- **GOAL**:
Would you repeat the listing exactly but omit every picture?

- **DATA EXTRACT**:
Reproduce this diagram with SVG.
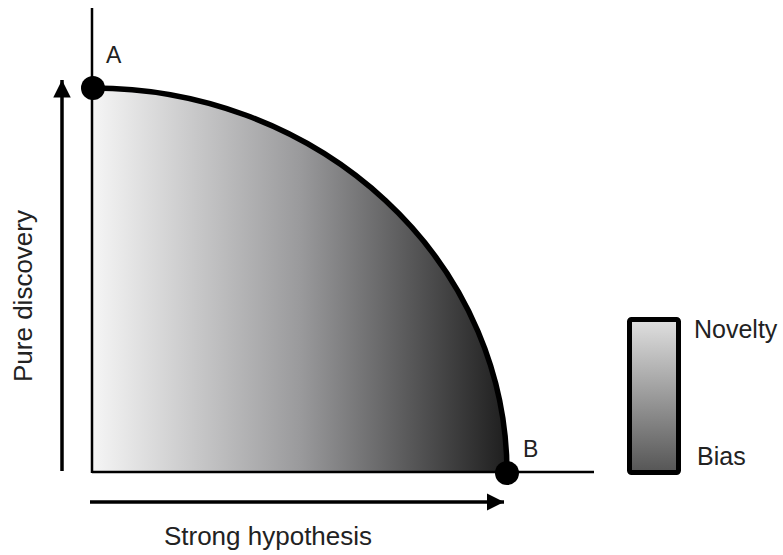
<svg xmlns="http://www.w3.org/2000/svg" width="783" height="555" viewBox="0 0 783 555">
<defs>
<linearGradient id="gh" x1="93" y1="0" x2="507" y2="0" gradientUnits="userSpaceOnUse">
<stop offset="0" stop-color="#f5f5f5"/>
<stop offset="0.5" stop-color="#9a9a9c"/>
<stop offset="1" stop-color="#1e1e1e"/>
</linearGradient>
<linearGradient id="gv" x1="0" y1="0" x2="0" y2="1">
<stop offset="0" stop-color="#e0e0e0"/>
<stop offset="1" stop-color="#555"/>
</linearGradient>
<marker id="ah" viewBox="0 0 10 10" refX="10" refY="5" markerWidth="5" markerHeight="5" orient="auto" markerUnits="strokeWidth">
<path d="M0,0 L10,5 L0,10 z" fill="#000"/>
</marker>
<style>
text{font-family:"Liberation Sans",Arial,sans-serif;font-size:23px;fill:#222}
.lg{font-size:25px}
.axl{font-size:26px}
.ax{stroke:#000;stroke-width:2.5;fill:none}
.ar{stroke:#000;stroke-width:3.5;fill:none;marker-end:url(#ah)}
</style>
</defs>
<g id="region">
<path d="M93,473 L93,88 A414,385 0 0 1 507,473 Z" fill="url(#gh)"/>
</g>
<g id="connectors">
<line class="ax" x1="92" y1="8" x2="92" y2="473"/>
<line class="ax" x1="92" y1="472" x2="594" y2="472"/>
<path d="M93,88 A414,385 0 0 1 507,473" stroke="#000" stroke-width="5.5" fill="none"/>
<line class="ar" x1="62" y1="471" x2="62" y2="80"/>
<line class="ar" x1="90" y1="502" x2="504" y2="502"/>
</g>
<g id="A"><circle cx="93" cy="88" r="12" fill="#000"/><text x="106" y="63">A</text></g>
<g id="B"><circle cx="507" cy="473" r="12" fill="#000"/><text x="523" y="457">B</text></g>
<g id="legend">
<rect x="629.5" y="319.5" width="49" height="153" fill="url(#gv)" stroke="#000" stroke-width="5" rx="2"/>
<text class="lg" x="694" y="338">Novelty</text>
<text class="lg" x="697" y="465">Bias</text>
</g>
<text class="axl" x="268" y="545" text-anchor="middle">Strong hypothesis</text>
<text class="axl" transform="translate(32,296) rotate(-90)" text-anchor="middle">Pure discovery</text>
</svg>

- **REPLY**:
Reproduce this diagram with SVG.
<svg xmlns="http://www.w3.org/2000/svg" width="783" height="555" viewBox="0 0 783 555">
<defs>
<linearGradient id="gh" x1="93" y1="0" x2="507" y2="0" gradientUnits="userSpaceOnUse">
<stop offset="0" stop-color="#f5f5f5"/>
<stop offset="0.5" stop-color="#9a9a9c"/>
<stop offset="1" stop-color="#1e1e1e"/>
</linearGradient>
<linearGradient id="gv" x1="0" y1="0" x2="0" y2="1">
<stop offset="0" stop-color="#e0e0e0"/>
<stop offset="1" stop-color="#555"/>
</linearGradient>
<marker id="ah" viewBox="0 0 10 10" refX="10" refY="5" markerWidth="5" markerHeight="5" orient="auto" markerUnits="strokeWidth">
<path d="M0,0 L10,5 L0,10 z" fill="#000"/>
</marker>
<style>
text{font-family:"Liberation Sans",Arial,sans-serif;font-size:23px;fill:#222}
.lg{font-size:25px}
.axl{font-size:26px}
.ax{stroke:#000;stroke-width:2.5;fill:none}
.ar{stroke:#000;stroke-width:3.5;fill:none;marker-end:url(#ah)}
</style>
</defs>
<g id="region">
<path d="M93,473 L93,88 A414,385 0 0 1 507,473 Z" fill="url(#gh)"/>
</g>
<g id="connectors">
<line class="ax" x1="92" y1="8" x2="92" y2="473"/>
<line class="ax" x1="92" y1="472" x2="594" y2="472"/>
<path d="M93,88 A414,385 0 0 1 507,473" stroke="#000" stroke-width="5.5" fill="none"/>
<line class="ar" x1="62" y1="471" x2="62" y2="80"/>
<line class="ar" x1="90" y1="502" x2="504" y2="502"/>
</g>
<g id="A"><circle cx="93" cy="88" r="12" fill="#000"/><text x="106" y="63">A</text></g>
<g id="B"><circle cx="507" cy="473" r="12" fill="#000"/><text x="523" y="457">B</text></g>
<g id="legend">
<rect x="629.5" y="319.5" width="49" height="153" fill="url(#gv)" stroke="#000" stroke-width="5" rx="2"/>
<text class="lg" x="694" y="338">Novelty</text>
<text class="lg" x="697" y="465">Bias</text>
</g>
<text class="axl" x="268" y="545" text-anchor="middle">Strong hypothesis</text>
<text class="axl" transform="translate(32,296) rotate(-90)" text-anchor="middle">Pure discovery</text>
</svg>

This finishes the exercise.